→ WHAT YOU NEED TO DO
Without including any pictures, write out the listing below exactly.

Source data
• • •

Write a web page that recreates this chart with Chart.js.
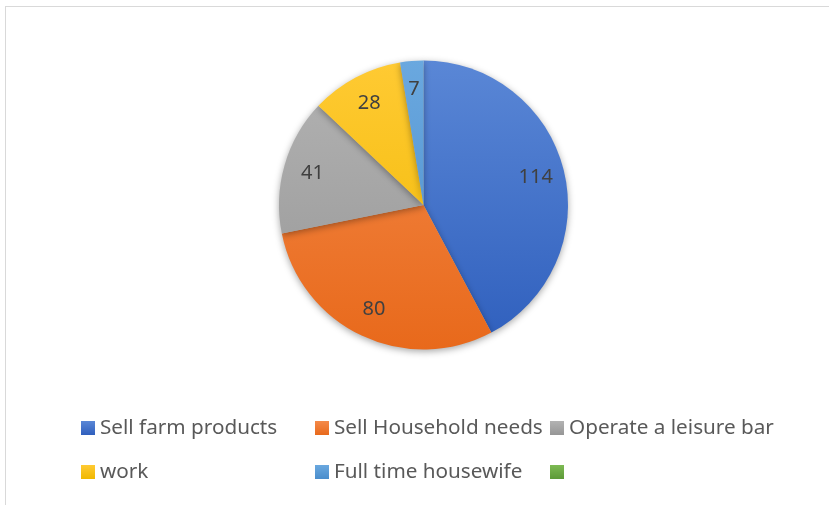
<!DOCTYPE html>
<html>
<head>
<meta charset="utf-8">
<script src="https://cdn.jsdelivr.net/npm/chart.js@4.4.0/dist/chart.umd.min.js"></script>
<style>
  html, body { margin: 0; padding: 0; background: #fff; }
  #wrap { position: relative; width: 829px; height: 505px; overflow: hidden; }
  #frame { position: absolute; left: 5px; top: 6px; width: 900px; height: 600px; border: 1px solid #d9d9d9; box-sizing: border-box; }
  canvas { position: absolute; left: 0; top: 0; }
  #legend { position: absolute; left: 0; top: 0; font-family: "Noto Sans", "Open Sans", sans-serif; font-size: 20.7px; color: #595959; }
  .item { position: absolute; white-space: nowrap; line-height: 24px; }
  .sw { display: inline-block; width: 14px; height: 14px; vertical-align: -1px; margin-right: 5px; }
</style>
</head>
<body>
<div id="wrap">
  <div id="frame"></div>
  <canvas id="c" width="829" height="505"></canvas>
  <div id="legend"></div>
</div>
<script>
const categories = ["Sell farm products", "Sell Household needs", "Operate a leisure bar", "work", "Full time housewife", ""];
const values = [114, 80, 41, 28, 7, 0];
const colorsTop = ["#5a87d6", "#f48a4a", "#b3b3b3", "#ffca33", "#6aa8df", "#7dba53"];
const colorsBottom = ["#2f5fbd", "#e8691b", "#969696", "#f0b800", "#4a8dcc", "#5d9a38"];

function grad(ctx, i) {
  const chart = ctx.chart;
  const a = chart.chartArea;
  if (!a) return colorsTop[i];
  const g = chart.ctx.createLinearGradient(0, a.top, 0, a.bottom);
  g.addColorStop(0, colorsTop[i]);
  g.addColorStop(1, colorsBottom[i]);
  return g;
}

const shadowPlugin = {
  id: 'shadow',
  beforeDatasetsDraw(chart) {
    const c = chart.ctx;
    c.save();
    c.shadowColor = 'rgba(0,0,0,0.35)';
    c.shadowBlur = 7;
    c.shadowOffsetX = 0;
    c.shadowOffsetY = 2;
  },
  afterDatasetsDraw(chart) {
    chart.ctx.restore();
  }
};

const labelPlugin = {
  id: 'sliceLabels',
  afterDatasetsDraw(chart) {
    const c = chart.ctx;
    const meta = chart.getDatasetMeta(0);
    c.save();
    c.font = '20px "Noto Sans", "Open Sans", sans-serif';
    c.fillStyle = '#404040';
    c.textAlign = 'center';
    c.textBaseline = 'middle';
    meta.data.forEach((arc, i) => {
      const v = values[i];
      if (!v) return;
      const p = arc.getProps(['x', 'y', 'startAngle', 'endAngle', 'outerRadius'], true);
      const mid = (p.startAngle + p.endAngle) / 2;
      const r = p.outerRadius * 0.8;
      c.fillText(String(v), p.x + Math.cos(mid) * r, p.y + Math.sin(mid) * r);
    });
    c.restore();
  }
};

new Chart(document.getElementById('c'), {
  type: 'pie',
  data: {
    labels: categories,
    datasets: [{
      data: values,
      backgroundColor: (ctx) => grad(ctx, ctx.dataIndex),
      borderWidth: 0
    }]
  },
  options: {
    responsive: false,
    animation: false,
    layout: { padding: { left: 279, right: 261, top: 60, bottom: 155 } },
    plugins: { legend: { display: false }, tooltip: { enabled: false } }
  },
  plugins: [shadowPlugin, labelPlugin]
});

// Legend (grid layout like the original)
const legendPos = [[81, 427], [315, 427], [550, 427], [81, 471], [315, 471], [550, 471]];
const leg = document.getElementById('legend');
categories.forEach((name, i) => {
  const d = document.createElement('div');
  d.className = 'item';
  d.style.left = legendPos[i][0] + 'px';
  d.style.top = (legendPos[i][1] - 13) + 'px';
  const s = document.createElement('span');
  s.className = 'sw';
  s.style.background = 'linear-gradient(' + colorsTop[i] + ',' + colorsBottom[i] + ')';
  d.appendChild(s);
  d.appendChild(document.createTextNode(name));
  leg.appendChild(d);
});
</script>
</body>
</html>
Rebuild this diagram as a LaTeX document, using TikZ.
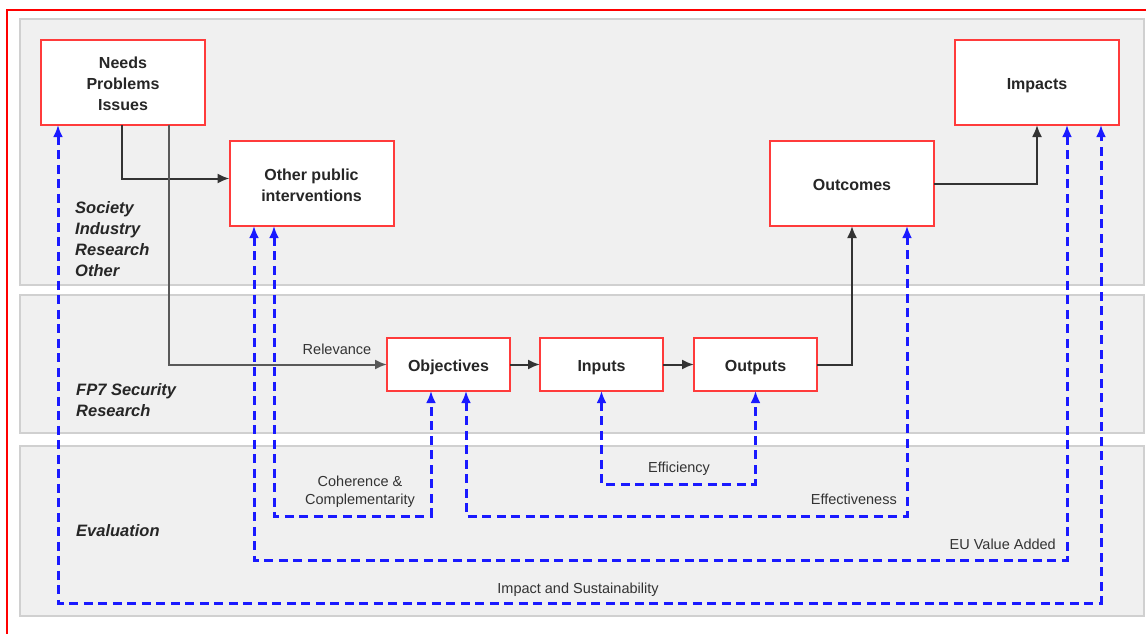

• • •

→ FINAL RESULT
Write a web page that recreates this chart with Chart.js.
<!DOCTYPE html>
<html>
<head>
<meta charset="utf-8">
<script src="https://cdn.jsdelivr.net/npm/chart.js@4.4.0/dist/chart.umd.min.js"></script>
<style>
  html, body { margin: 0; padding: 0; background: #fff; }
  #wrap { position: relative; width: 829px; height: 505px; overflow: hidden; }
  #frame { position: absolute; left: 5px; top: 6px; width: 900px; height: 600px; border: 1px solid #d9d9d9; box-sizing: border-box; }
  canvas { position: absolute; left: 0; top: 0; }
  #legend { position: absolute; left: 0; top: 0; font-family: "Noto Sans", "Open Sans", sans-serif; font-size: 20.7px; color: #595959; }
  .item { position: absolute; white-space: nowrap; line-height: 24px; }
  .sw { display: inline-block; width: 14px; height: 14px; vertical-align: -1px; margin-right: 5px; }
</style>
</head>
<body>
<div id="wrap">
  <div id="frame"></div>
  <canvas id="c" width="829" height="505"></canvas>
  <div id="legend"></div>
</div>
<script>
const categories = ["Sell farm products", "Sell Household needs", "Operate a leisure bar", "work", "Full time housewife", ""];
const values = [114, 80, 41, 28, 7, 0];
const colorsTop = ["#5a87d6", "#f48a4a", "#b3b3b3", "#ffca33", "#6aa8df", "#7dba53"];
const colorsBottom = ["#2f5fbd", "#e8691b", "#969696", "#f0b800", "#4a8dcc", "#5d9a38"];

function grad(ctx, i) {
  const chart = ctx.chart;
  const a = chart.chartArea;
  if (!a) return colorsTop[i];
  const g = chart.ctx.createLinearGradient(0, a.top, 0, a.bottom);
  g.addColorStop(0, colorsTop[i]);
  g.addColorStop(1, colorsBottom[i]);
  return g;
}

const shadowPlugin = {
  id: 'shadow',
  beforeDatasetsDraw(chart) {
    const c = chart.ctx;
    c.save();
    c.shadowColor = 'rgba(0,0,0,0.35)';
    c.shadowBlur = 7;
    c.shadowOffsetX = 0;
    c.shadowOffsetY = 2;
  },
  afterDatasetsDraw(chart) {
    chart.ctx.restore();
  }
};

const labelPlugin = {
  id: 'sliceLabels',
  afterDatasetsDraw(chart) {
    const c = chart.ctx;
    const meta = chart.getDatasetMeta(0);
    c.save();
    c.font = '20px "Noto Sans", "Open Sans", sans-serif';
    c.fillStyle = '#404040';
    c.textAlign = 'center';
    c.textBaseline = 'middle';
    meta.data.forEach((arc, i) => {
      const v = values[i];
      if (!v) return;
      const p = arc.getProps(['x', 'y', 'startAngle', 'endAngle', 'outerRadius'], true);
      const mid = (p.startAngle + p.endAngle) / 2;
      const r = p.outerRadius * 0.8;
      c.fillText(String(v), p.x + Math.cos(mid) * r, p.y + Math.sin(mid) * r);
    });
    c.restore();
  }
};

new Chart(document.getElementById('c'), {
  type: 'pie',
  data: {
    labels: categories,
    datasets: [{
      data: values,
      backgroundColor: (ctx) => grad(ctx, ctx.dataIndex),
      borderWidth: 0
    }]
  },
  options: {
    responsive: false,
    animation: false,
    layout: { padding: { left: 279, right: 261, top: 60, bottom: 155 } },
    plugins: { legend: { display: false }, tooltip: { enabled: false } }
  },
  plugins: [shadowPlugin, labelPlugin]
});

// Legend (grid layout like the original)
const legendPos = [[81, 427], [315, 427], [550, 427], [81, 471], [315, 471], [550, 471]];
const leg = document.getElementById('legend');
categories.forEach((name, i) => {
  const d = document.createElement('div');
  d.className = 'item';
  d.style.left = legendPos[i][0] + 'px';
  d.style.top = (legendPos[i][1] - 13) + 'px';
  const s = document.createElement('span');
  s.className = 'sw';
  s.style.background = 'linear-gradient(' + colorsTop[i] + ',' + colorsBottom[i] + ')';
  d.appendChild(s);
  d.appendChild(document.createTextNode(name));
  leg.appendChild(d);
});
</script>
</body>
</html>
Rebuild this diagram as a LaTeX document, using TikZ.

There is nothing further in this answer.